» Dataset section:

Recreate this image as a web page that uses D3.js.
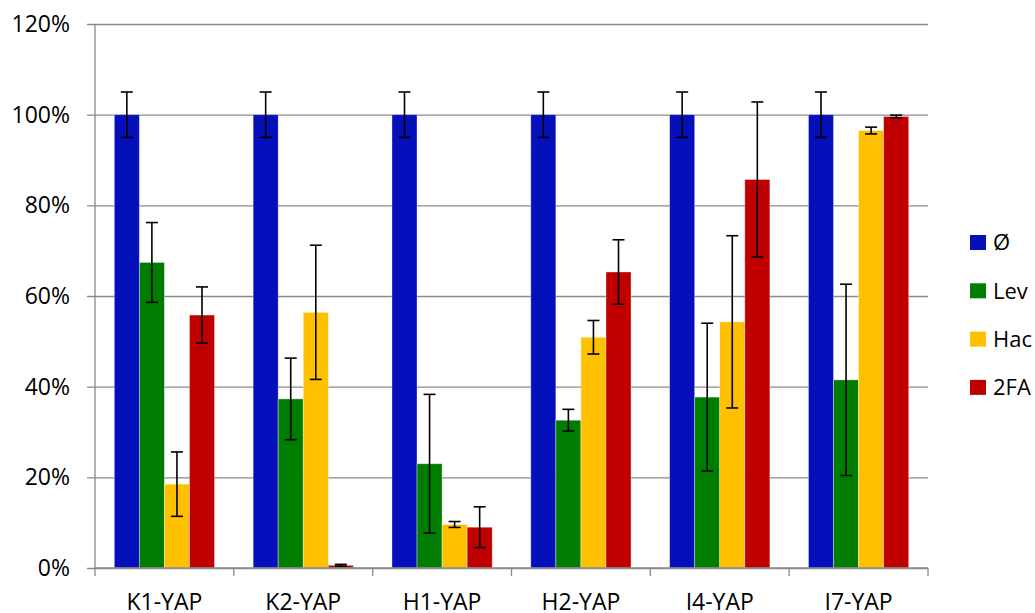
<!DOCTYPE html>
<html>
<head>
<meta charset="utf-8">
<script src="https://cdn.jsdelivr.net/npm/d3@7"></script>
<style>
  body { margin: 0; background: #fff; }
  svg { display: block; font-family: "Open Sans", sans-serif; }
</style>
</head>
<body>
<main></main>
<script>
const categories = ['K1-YAP', 'K2-YAP', 'H1-YAP', 'H2-YAP', 'I4-YAP', 'I7-YAP'];
const seriesNames = ['Ø', 'Lev', 'Hac', '2FA'];
const colors = ['#0510BA', '#007D00', '#FFC000', '#C00000'];
const yTicks = [0, 20, 40, 60, 80, 100, 120];

const valNone = [100, 100, 100, 100, 100, 100];
const errNone = [5, 5, 5, 5, 5, 5];
const valLev = [67.4, 37.3, 23.0, 32.6, 37.7, 41.5];
const errLev = [8.8, 9.0, 15.3, 2.4, 16.3, 21.1];
const valHac = [18.5, 56.4, 9.6, 50.9, 54.3, 96.5];
const errHac = [7.1, 14.8, 0.65, 3.7, 19.0, 0.75];
const val2FA = [55.8, 0.6, 9.0, 65.3, 85.7, 99.6];
const err2FA = [6.2, 0.2, 4.5, 7.1, 17.1, 0.3];

const values = [valNone, valLev, valHac, val2FA];
const errors = [errNone, errLev, errHac, err2FA];

const w = 1035, h = 613;
const padLeft = 95, padRight = 928, padTop = 24, padBottom = 568;
const grey = '#8a8a8a';

const svg = d3.select('main').append('svg').attr('width', w).attr('height', h);

const x0 = d3.scaleBand().domain(categories).range([padLeft, padRight]).padding(0);
const bw = x0.bandwidth();
const x1 = d3.scaleBand().domain(seriesNames).range([bw * 0.139, bw * 0.861]).padding(0);
const y = d3.scaleLinear().domain([0, 120]).range([padBottom, padTop]);

// gridlines + y labels
const yAxis = d3.axisLeft(y).tickValues(yTicks).tickFormat(d => d + '%')
    .tickSize(-(padRight - padLeft)).tickPadding(25);
const gy = svg.append('g').attr('transform', `translate(${padLeft},0)`).call(yAxis);
gy.select('.domain').remove();
gy.selectAll('.tick line').attr('x1', -8).attr('stroke', grey).attr('stroke-width', 1.3);
gy.selectAll('.tick text').attr('font-size', 23).attr('fill', '#000')
    .attr('font-family', '"Open Sans", sans-serif');

svg.append('line').attr('x1', padLeft).attr('x2', padLeft).attr('y1', padTop).attr('y2', padBottom)
    .attr('stroke', grey).attr('stroke-width', 1.3);

// bars
const rows = [];
categories.forEach((c, i) => {
    seriesNames.forEach((s, j) => {
        rows.push({c, s, j, v: values[j][i], e: errors[j][i]});
    });
});

svg.append('g').selectAll('rect').data(rows).enter().append('rect')
    .attr('x', d => x0(d.c) + x1(d.s))
    .attr('width', x1.bandwidth())
    .attr('y', d => y(d.v))
    .attr('height', d => y(0) - y(d.v))
    .attr('fill', d => colors[d.j])
    .attr('stroke', '#ffffff')
    .attr('stroke-opacity', 0.45)
    .attr('stroke-width', 0.8);

// x axis
const xAxis = d3.axisBottom(x0).tickSize(0).tickPadding(26);
const gx = svg.append('g').attr('transform', `translate(0,${padBottom})`).call(xAxis);
gx.select('.domain').attr('stroke', grey).attr('stroke-width', 1.3).attr('d', `M${padLeft},0H${padRight}`);
gx.selectAll('.tick text').attr('font-size', 23).attr('fill', '#000')
    .attr('font-family', '"Open Sans", sans-serif');
const bounds = categories.map(c => x0(c)).concat([padRight]);
gx.selectAll('.bound').data(bounds).enter().append('line')
    .attr('x1', d => d).attr('x2', d => d).attr('y1', 0).attr('y2', 8)
    .attr('stroke', grey).attr('stroke-width', 1.3);

// error bars
const eb = svg.append('g').attr('stroke', '#000').attr('stroke-width', 1.6);
const cx = d => x0(d.c) + x1(d.s) + x1.bandwidth() / 2;
eb.selectAll('line.v').data(rows).enter().append('line')
    .attr('x1', cx).attr('x2', cx)
    .attr('y1', d => y(d.v + d.e)).attr('y2', d => y(d.v - d.e));
eb.selectAll('line.t').data(rows).enter().append('line')
    .attr('x1', d => cx(d) - 6).attr('x2', d => cx(d) + 6)
    .attr('y1', d => y(d.v + d.e)).attr('y2', d => y(d.v + d.e));
eb.selectAll('line.b').data(rows).enter().append('line')
    .attr('x1', d => cx(d) - 6).attr('x2', d => cx(d) + 6)
    .attr('y1', d => y(d.v - d.e)).attr('y2', d => y(d.v - d.e));

// legend
const legend = svg.append('g').attr('transform', 'translate(970,235)');
const items = legend.selectAll('g').data(seriesNames).enter().append('g')
    .attr('transform', (d, i) => `translate(0,${i * 48.3})`);
items.append('rect').attr('width', 16).attr('height', 15).attr('fill', (d, i) => colors[i]);
items.append('text').attr('x', 23).attr('y', 7.5).attr('dy', '0.35em')
    .attr('font-size', 22).text(d => d);
</script>
</body>
</html>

» What the exercise asks: Give back the whole listing as it stands, minus its pictures.

» Result of the exercise:
Recreate this image as a web page that uses D3.js.
<!DOCTYPE html>
<html>
<head>
<meta charset="utf-8">
<script src="https://cdn.jsdelivr.net/npm/d3@7"></script>
<style>
  body { margin: 0; background: #fff; }
  svg { display: block; font-family: "Open Sans", sans-serif; }
</style>
</head>
<body>
<main></main>
<script>
const categories = ['K1-YAP', 'K2-YAP', 'H1-YAP', 'H2-YAP', 'I4-YAP', 'I7-YAP'];
const seriesNames = ['Ø', 'Lev', 'Hac', '2FA'];
const colors = ['#0510BA', '#007D00', '#FFC000', '#C00000'];
const yTicks = [0, 20, 40, 60, 80, 100, 120];

const valNone = [100, 100, 100, 100, 100, 100];
const errNone = [5, 5, 5, 5, 5, 5];
const valLev = [67.4, 37.3, 23.0, 32.6, 37.7, 41.5];
const errLev = [8.8, 9.0, 15.3, 2.4, 16.3, 21.1];
const valHac = [18.5, 56.4, 9.6, 50.9, 54.3, 96.5];
const errHac = [7.1, 14.8, 0.65, 3.7, 19.0, 0.75];
const val2FA = [55.8, 0.6, 9.0, 65.3, 85.7, 99.6];
const err2FA = [6.2, 0.2, 4.5, 7.1, 17.1, 0.3];

const values = [valNone, valLev, valHac, val2FA];
const errors = [errNone, errLev, errHac, err2FA];

const w = 1035, h = 613;
const padLeft = 95, padRight = 928, padTop = 24, padBottom = 568;
const grey = '#8a8a8a';

const svg = d3.select('main').append('svg').attr('width', w).attr('height', h);

const x0 = d3.scaleBand().domain(categories).range([padLeft, padRight]).padding(0);
const bw = x0.bandwidth();
const x1 = d3.scaleBand().domain(seriesNames).range([bw * 0.139, bw * 0.861]).padding(0);
const y = d3.scaleLinear().domain([0, 120]).range([padBottom, padTop]);

// gridlines + y labels
const yAxis = d3.axisLeft(y).tickValues(yTicks).tickFormat(d => d + '%')
    .tickSize(-(padRight - padLeft)).tickPadding(25);
const gy = svg.append('g').attr('transform', `translate(${padLeft},0)`).call(yAxis);
gy.select('.domain').remove();
gy.selectAll('.tick line').attr('x1', -8).attr('stroke', grey).attr('stroke-width', 1.3);
gy.selectAll('.tick text').attr('font-size', 23).attr('fill', '#000')
    .attr('font-family', '"Open Sans", sans-serif');

svg.append('line').attr('x1', padLeft).attr('x2', padLeft).attr('y1', padTop).attr('y2', padBottom)
    .attr('stroke', grey).attr('stroke-width', 1.3);

// bars
const rows = [];
categories.forEach((c, i) => {
    seriesNames.forEach((s, j) => {
        rows.push({c, s, j, v: values[j][i], e: errors[j][i]});
    });
});

svg.append('g').selectAll('rect').data(rows).enter().append('rect')
    .attr('x', d => x0(d.c) + x1(d.s))
    .attr('width', x1.bandwidth())
    .attr('y', d => y(d.v))
    .attr('height', d => y(0) - y(d.v))
    .attr('fill', d => colors[d.j])
    .attr('stroke', '#ffffff')
    .attr('stroke-opacity', 0.45)
    .attr('stroke-width', 0.8);

// x axis
const xAxis = d3.axisBottom(x0).tickSize(0).tickPadding(26);
const gx = svg.append('g').attr('transform', `translate(0,${padBottom})`).call(xAxis);
gx.select('.domain').attr('stroke', grey).attr('stroke-width', 1.3).attr('d', `M${padLeft},0H${padRight}`);
gx.selectAll('.tick text').attr('font-size', 23).attr('fill', '#000')
    .attr('font-family', '"Open Sans", sans-serif');
const bounds = categories.map(c => x0(c)).concat([padRight]);
gx.selectAll('.bound').data(bounds).enter().append('line')
    .attr('x1', d => d).attr('x2', d => d).attr('y1', 0).attr('y2', 8)
    .attr('stroke', grey).attr('stroke-width', 1.3);

// error bars
const eb = svg.append('g').attr('stroke', '#000').attr('stroke-width', 1.6);
const cx = d => x0(d.c) + x1(d.s) + x1.bandwidth() / 2;
eb.selectAll('line.v').data(rows).enter().append('line')
    .attr('x1', cx).attr('x2', cx)
    .attr('y1', d => y(d.v + d.e)).attr('y2', d => y(d.v - d.e));
eb.selectAll('line.t').data(rows).enter().append('line')
    .attr('x1', d => cx(d) - 6).attr('x2', d => cx(d) + 6)
    .attr('y1', d => y(d.v + d.e)).attr('y2', d => y(d.v + d.e));
eb.selectAll('line.b').data(rows).enter().append('line')
    .attr('x1', d => cx(d) - 6).attr('x2', d => cx(d) + 6)
    .attr('y1', d => y(d.v - d.e)).attr('y2', d => y(d.v - d.e));

// legend
const legend = svg.append('g').attr('transform', 'translate(970,235)');
const items = legend.selectAll('g').data(seriesNames).enter().append('g')
    .attr('transform', (d, i) => `translate(0,${i * 48.3})`);
items.append('rect').attr('width', 16).attr('height', 15).attr('fill', (d, i) => colors[i]);
items.append('text').attr('x', 23).attr('y', 7.5).attr('dy', '0.35em')
    .attr('font-size', 22).text(d => d);
</script>
</body>
</html>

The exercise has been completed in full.